Anyway, at the ceilidh, they also served a buffet dinner. As luck would have it, the main entree just happened to be haggis, neeps, and tatties. And it wasn’t nearly as “high-market” as my meal at the Chip — given that the ceilidh was at a university, the buffet was similar to the Chartwells catering service we have back at my home college.


Believe it or not, I enjoyed this humble dish of haggis, neeps, and tatties a lot more than I did the high-end dish I was served at lunch. It wasn’t as saturated in spices and gravy as the haggis at the Chip was, the potatoes were quite delicious, and I actually got to have the “neeps” as opposed to the carrot chips that I had at lunch. The haggis itself was really actually satisfying. It was more of the consistency of minced sausage, and the flavor balanced out well with the mildness of the potatoes.

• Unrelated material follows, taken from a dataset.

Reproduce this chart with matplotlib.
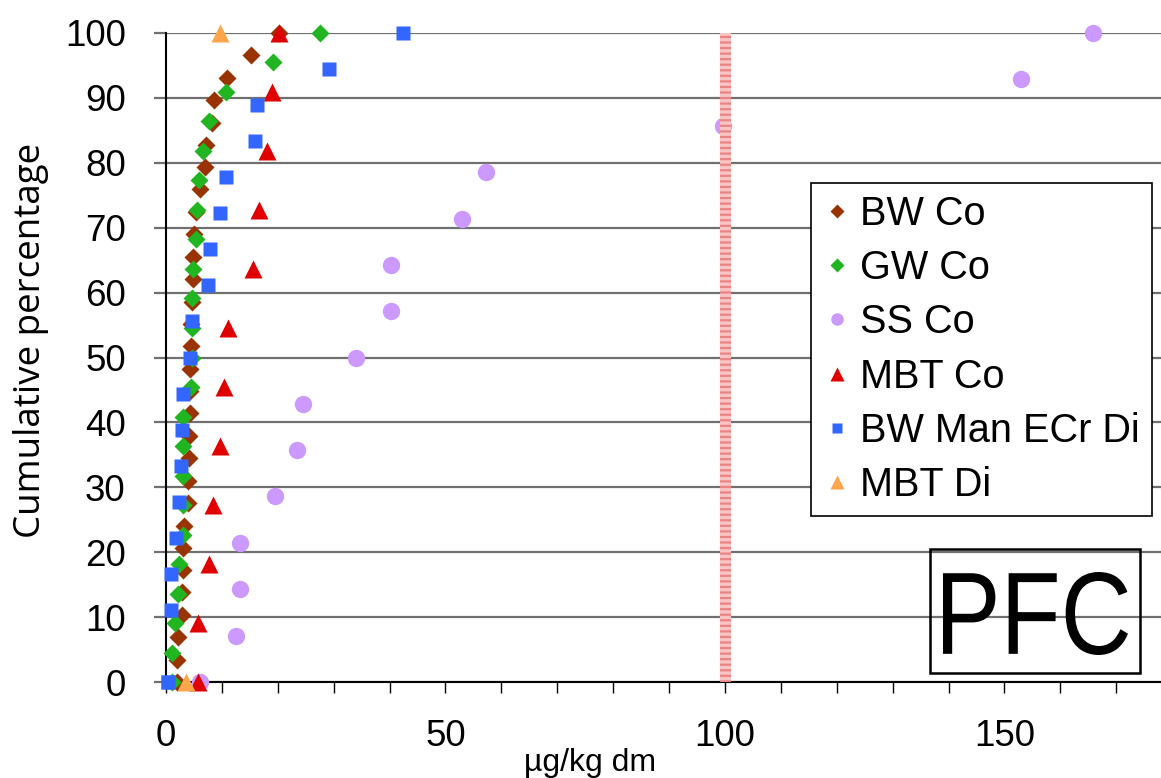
import matplotlib
matplotlib.use("Agg")
import matplotlib.pyplot as plt
from matplotlib.patches import Rectangle, PathPatch
from matplotlib.textpath import TextPath
from matplotlib.font_manager import FontProperties
from matplotlib.transforms import Affine2D
from matplotlib.ticker import MultipleLocator

plt.rcParams['font.family'] = ['Liberation Sans', 'DejaVu Sans']

# values (µg/kg dm vs cumulative %)
bw_co_x = [1.9, 1.9, 2.1, 2.9, 2.9, 3.0, 3.1, 3.2, 3.9, 4.0, 4.1, 4.2, 4.3, 4.3, 4.3,
           4.4, 4.4, 4.6, 4.8, 4.9, 5.0, 5.3, 6.1, 7.0, 7.2, 8.2, 8.6, 10.9, 15.2, 20.2]
bw_co_y = [0, 3.4, 6.9, 10.3, 13.8, 17.2, 20.7, 24.1, 27.6, 31.0, 34.5, 37.9, 41.4, 44.8, 48.3,
           51.7, 55.2, 58.6, 62.1, 65.5, 69.0, 72.4, 75.9, 79.3, 82.8, 86.2, 89.7, 93.1, 96.6, 100]

gw_co_x = [1.1, 1.1, 1.6, 2.2, 2.4, 3.0, 3.0, 3.1, 3.1, 3.1, 4.4, 4.6, 4.6, 4.7, 4.9,
           5.4, 5.5, 5.9, 6.6, 7.7, 10.7, 19.1, 27.5]
gw_co_y = [0, 4.5, 9.1, 13.6, 18.2, 22.7, 27.3, 31.8, 36.4, 40.9, 45.5, 50.0, 54.5, 59.1, 63.6,
           68.2, 72.7, 77.3, 81.8, 86.4, 90.9, 95.5, 100]

ss_co_x = [6.0, 12.5, 13.2, 13.2, 19.5, 23.4, 24.5, 34.0, 40.3, 40.3, 53.0, 57.2, 99.6, 153.0, 165.8]
ss_co_y = [0, 7.1, 14.3, 21.4, 28.6, 35.7, 42.9, 50.0, 57.1, 64.3, 71.4, 78.6, 85.7, 92.9, 100]

mbt_co_x = [5.7, 5.7, 7.7, 8.4, 9.7, 10.4, 11.1, 15.6, 16.6, 18.1, 19.0, 20.2]
mbt_co_y = [0, 9.1, 18.2, 27.3, 36.4, 45.5, 54.5, 63.6, 72.7, 81.8, 90.9, 100]

bw_man_x = [0.3, 0.3, 0.9, 0.9, 1.8, 2.3, 2.6, 2.8, 3.1, 4.3, 4.7, 7.5, 7.9, 9.6, 10.7,
            16.0, 16.3, 29.2, 42.4]
bw_man_y = [0, 0, 11.1, 16.7, 22.2, 27.8, 33.3, 38.9, 44.4, 50.0, 55.6, 61.1, 66.7, 72.2, 77.8,
            83.3, 88.9, 94.4, 100]

mbt_di_x = [3.6, 9.6]
mbt_di_y = [0, 100]

limit_value = 100

fig = plt.figure(figsize=(11.61, 7.78), dpi=100)
ax = fig.add_axes([166/1161, 1 - 682/778, 995/1161, 649/778])

# limit line at 100 (pink with red dots, like the excel pattern fill)
ax.axvline(limit_value, color='#f8c4c4', lw=8, zorder=5)
ax.axvline(limit_value, color='#e05050', lw=8, ls=(0, (0.2, 0.3)), alpha=0.55, zorder=5)

ax.plot(bw_co_x, bw_co_y, 'D', color='#993300', ms=9.5, mec='none', label='BW Co', clip_on=False, zorder=3)
ax.plot(gw_co_x, gw_co_y, 'D', color='#22b522', ms=9.5, mec='none', label='GW Co', clip_on=False, zorder=3)
ax.plot(ss_co_x, ss_co_y, 'o', color='#cc99ff', ms=12.5, mec='none', label='SS Co', clip_on=False, zorder=3)
ax.plot(mbt_co_x, mbt_co_y, '^', color='#e00000', ms=13.5, mec='none', label='MBT Co', clip_on=False, zorder=3)
ax.plot(bw_man_x, bw_man_y, 's', color='#3366ff', ms=10.5, mec='none', label='BW Man ECr Di', clip_on=False, zorder=3)
ax.plot(mbt_di_x, mbt_di_y, '^', color='#ffa64d', ms=13.5, mec='none', label='MBT Di', clip_on=False, zorder=3)

ax.set_xlim(0, 178)
ax.set_ylim(0, 100)
ax.set_yticks(range(0, 101, 10))
ax.xaxis.set_major_locator(MultipleLocator(50))
ax.xaxis.set_minor_locator(MultipleLocator(10))
ax.grid(axis='y', color='#707070', lw=1.6, zorder=1)
ax.set_axisbelow(True)

for s in ['top', 'right']:
    ax.spines[s].set_visible(False)
ax.spines['left'].set_linewidth(1.5)
ax.spines['bottom'].set_linewidth(1.5)

ax.tick_params(axis='y', length=9, width=1.6, color='#707070', pad=20, labelsize=26.5)
ax.tick_params(axis='x', which='both', length=8, width=1.0, color='black', direction='out')
ax.tick_params(axis='x', which='major', pad=19, labelsize=26.5)

fig.text(31/1161, 1 - 340/778, 'Cumulative percentage', rotation=90, ha='center', va='center',
         fontsize=26.5, family=['Open Sans', 'DejaVu Sans'])
fig.text(590/1161, 1 - 771/778, 'µg/kg dm', ha='center', va='baseline', fontsize=23)

leg = ax.legend(loc='upper right', bbox_to_anchor=(1152/1161, 1 - 183/778), bbox_transform=fig.transFigure,
                fontsize=28.5, frameon=True, fancybox=False, framealpha=1, edgecolor='black',
                borderaxespad=0, markerscale=0.72, handlelength=0.7, handletextpad=0.25,
                labelspacing=0.41, borderpad=0.3)
leg.get_frame().set_linewidth(1.2)

# PFC label box; the text is a condensed font, so stretch a text path into the box
fig.patches.append(Rectangle((930/1161, 1 - 673/778), 210/1161, 124/778, transform=fig.transFigure,
                             fill=False, edgecolor='black', lw=1.8, zorder=10))
tp = TextPath((0, 0), 'PFC', size=100, prop=FontProperties(family='Liberation Sans'))
bb = tp.get_extents()
W, H = 1161, 778
tr = (Affine2D().translate(-bb.x0, -bb.y0)
      .scale((1128 - 943) / W / bb.width, (655 - 572) / H / bb.height)
      .translate(943 / W, 1 - 655 / H)) + fig.transFigure
fig.patches.append(PathPatch(tp, transform=tr, facecolor='black', edgecolor='none', zorder=11))

plt.savefig('out.png', dpi=100)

10/10, would try haggis again.

Granted, these were only two experiences with haggis, and they were a huge contrast to each other. I have a goal to eat it again sometime soon, maybe at those hole-in-the-wall cafés and pubs I mentioned earlier. Who knows. I’m no expert on Scottish dining. I just know I want to keep exposing myself to as much of Scottish culture and customs as I can while I’m here. I’m creating and checking off a mental list as I go: I’ve hiked a little through the highlands and Loch Lomond, I’ve visited the capital and quite a few Harry Potter landmarks, and I’m picking up on the little things about the culture here as I go along — the way people say “cheers” instead of “thank you”, “that’s all right” instead of “you’re welcome”, “see you” and not “goodbye”, “toilets” instead of “bathrooms”, and so many, many more. Maybe I’ll actually put together a physical list sometime. I haven’t had nearly as much time to blog as I’d like — I’m sitting on four unfinished drafts of blog posts as I type this. But I guess it’s a good problem to have that I haven’t been able to blog because I’m too busy enjoying all the things I’d be blogging about in the first place.

Haggis is great. Scotland is great. Studying abroad is great. Life is great. God is great. There’s just an uninterrupted stream of thanks constantly flowing in my head. I am so blessed to be here.